South Korea's Legal Framework for Crypto
In South Korea, cryptocurrency exchanges and other virtual asset service providers must register with the Korea Financial Intelligence Unit (KFIU), a division of the Financial Services Commission (FSC).22
The Act on the Protection of Virtual Asset Users established formal oversight and consumer protections.22 South Korea has shifted from legislative development to active enforcement and market surveillance, including stricter oversight of high-risk crypto assets and exchange practices.
India's Cautious Approach to Crypto Regulation
India has not banned cryptocurrencies but has imposed significant taxes, including a 30% tax on gains and a transaction-level tax deduction. Rather than moving toward legalization or prohibition, India has adopted a tax-first approach that allows crypto use while discouraging speculative activity.2324
Brazil's Legal Integration of Cryptocurrencies
Brazil does not recognize crypto as legal tender, but it legalized cryptocurrency payments and established a regulatory framework under Law No. 14,478.25 The Central Bank of Brazil oversees licensing and supervision of crypto exchanges.26 Supervisory authority is now operational rather than merely authorized.

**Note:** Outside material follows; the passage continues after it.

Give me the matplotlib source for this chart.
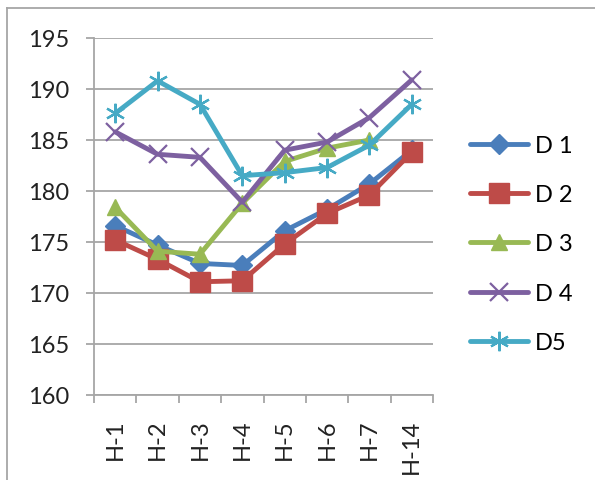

EU's Directive on Cryptocurrency Regulation
Cryptocurrency is legal throughout most of the European Union (EU), although exchange governance depends on individual member states.27 Meanwhile, taxation also varies by country within the EU and ranges from 0% to about 46%.28
The Markets in Crypto-Assets Regulation (MiCA) is now in force, creating a unified licensing, consumer-protection, and disclosure framework across the EU. MiCA enables passporting of crypto services across member states and establishes specific rules for stablecoin issuers. AML directives now operate alongside MiCA rather than serving as the primary crypto framework.29
Is There Any Regulation on Crypto?
Yes. Cryptocurrency regulation exists in many countries, though approaches vary. Some jurisdictions have comprehensive licensing and enforcement frameworks, while others rely on evolving legal interpretations or partial oversight.
Which U.S. State Is Crypto-Friendly?
Many states are crypto-friendly, such as California, Florida, and Texas.

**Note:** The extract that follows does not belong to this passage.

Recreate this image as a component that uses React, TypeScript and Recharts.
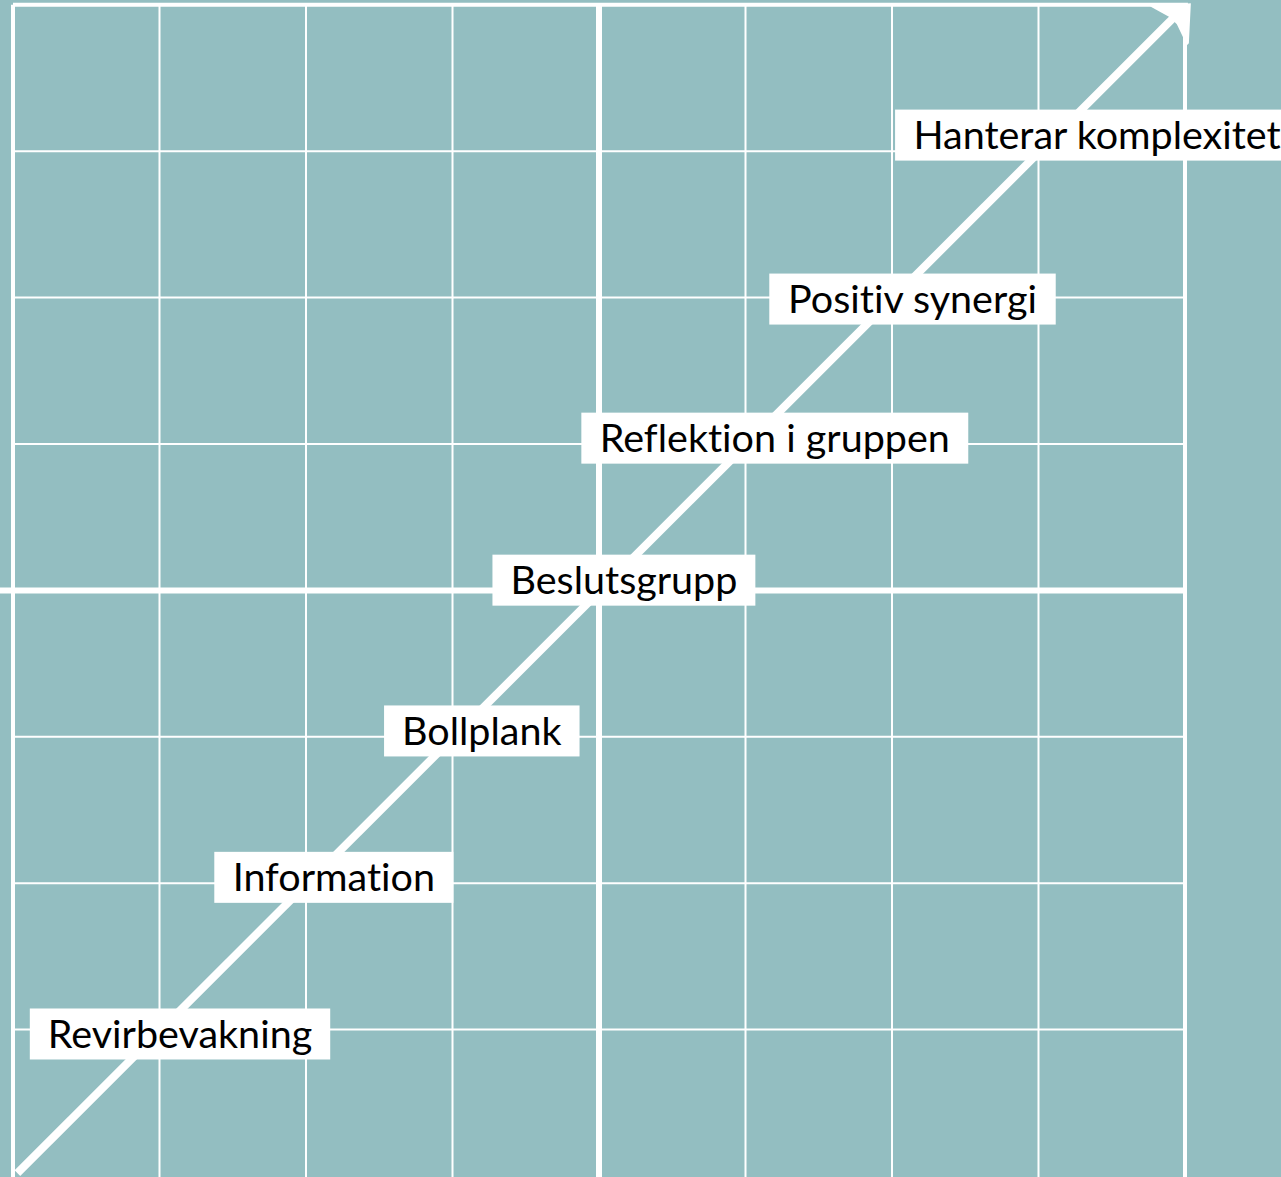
import { ComposedChart, Line, ReferenceLine, Scatter, XAxis, YAxis } from "recharts";

// stages along the diagonal (bottom-left to top-right)
const stages = [
  "Revirbevakning",
  "Information",
  "Bollplank",
  "Beslutsgrupp",
  "Reflektion i gruppen",
  "Positiv synergi",
  "Hanterar komplexitet",
];
const stageX = [1.14, 2.19, 3.2, 4.17, 5.2, 6.14, 7.4];
const stageY = [0.97, 2.04, 3.04, 4.07, 5.04, 5.99, 7.11];

const gridTicks = [0, 1, 2, 3, 4, 5, 6, 7, 8];
const trendX = [0.03, 8.0];
const trendY = [0.02, 7.99];
const arrowTip = [{ x: 8.04, y: 8.01 }];

const W = 1281;
const H = 1177;
const BG = "#93bec1";
const FONT = "Lato, 'Open Sans', sans-serif";
const FONT_SIZE = 39.5;

const X_DOMAIN: [number, number] = [-13 / 146.5, (W - 13) / 146.5];
const Y_DOMAIN: [number, number] = [(1176 - H) / 146.4, 1176 / 146.4];

let ctx: CanvasRenderingContext2D | null = null;
function textWidth(s: string): number {
  if (!ctx) ctx = document.createElement("canvas").getContext("2d");
  if (!ctx) return s.length * FONT_SIZE * 0.5;
  ctx.font = `${FONT_SIZE}px Lato`;
  return ctx.measureText(s).width;
}

function lineWidth(t: number): number {
  if (t === 4) return 6;
  if (t === 0 || t === 8) return 4;
  return 2;
}

const stageData = stages.map((name, i) => ({ name, x: stageX[i], y: stageY[i] }));
const trendData = trendX.map((x, i) => ({ x, y: trendY[i] }));

function StageBox(props: any) {
  const { cx, cy, payload } = props;
  const w = textWidth(payload.name) + 36;
  return (
    <g>
      <rect x={cx - w / 2} y={cy - 25.5} width={w} height={51} fill="#ffffff" />
      <text
        x={cx}
        y={cy + 14}
        textAnchor="middle"
        fontFamily={FONT}
        fontSize={FONT_SIZE}
        fill="#000000"
        style={{ fontVariantLigatures: "none", fontFeatureSettings: '"liga" 0, "clig" 0' }}
      >
        {payload.name}
      </text>
    </g>
  );
}

function ArrowHead(props: any) {
  const { cx, cy } = props;
  const pts = [
    [0, 0],
    [-41, 3],
    [-21, 14],
    [-14, 21],
    [-4, 42],
    [-2, 40],
  ]
    .map(([dx, dy]) => `${cx + dx},${cy + dy}`)
    .join(" ");
  return <polygon points={pts} fill="#ffffff" />;
}

export default function App() {
  return (
    <div style={{ position: "absolute", left: 0, top: 0, width: W, height: H, background: BG }}>
      <ComposedChart width={W} height={H} margin={{ top: 0, right: 0, bottom: 0, left: 0 }}>
        <XAxis type="number" dataKey="x" domain={X_DOMAIN} hide allowDataOverflow />
        <YAxis type="number" dataKey="y" domain={Y_DOMAIN} hide allowDataOverflow />
        {gridTicks.map((t) => (
          <ReferenceLine
            key={`v${t}`}
            segment={[
              { x: t, y: Y_DOMAIN[0] },
              { x: t, y: 8 },
            ]}
            stroke="#ffffff"
            strokeWidth={lineWidth(t)}
            ifOverflow="visible"
          />
        ))}
        {gridTicks
          .filter((t) => t > 0)
          .map((t) => (
            <ReferenceLine
              key={`h${t}`}
              segment={[
                { x: t === 4 ? X_DOMAIN[0] : 0, y: t },
                { x: t === 8 ? 8.02 : 8, y: t },
              ]}
              stroke="#ffffff"
              strokeWidth={lineWidth(t)}
              ifOverflow="visible"
            />
          ))}
        <Line
          data={trendData}
          dataKey="y"
          type="linear"
          stroke="#ffffff"
          strokeWidth={8}
          dot={false}
          activeDot={false}
          isAnimationActive={false}
        />
        <Scatter data={arrowTip} dataKey="y" shape={ArrowHead} isAnimationActive={false} />
        <Scatter data={stageData} dataKey="y" shape={StageBox} isAnimationActive={false} />
      </ComposedChart>
    </div>
  );
}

What Are the Rules for Trading Crypto?
Crypto trading rules differ depending on where you live, but they usually involve registration, tax reporting, and following anti-money-laundering and consumer protection laws. Make sure you know the rules for your area, trading platform, and type of transaction.
The Bottom Line
Governments around the world are no longer just debating how to regulate cryptocurrency. Many have started to put rules in place and enforce them. These rules differ a lot, ranging from strict bans to detailed licensing systems, but oversight is growing in major economies.
As regulation matures, cryptocurrency markets remain shaped by legal precedent, enforcement actions, and jurisdictional differences. Consumers and businesses must navigate an increasingly complex global regulatory environment where compliance requirements vary by location, asset type, and use case.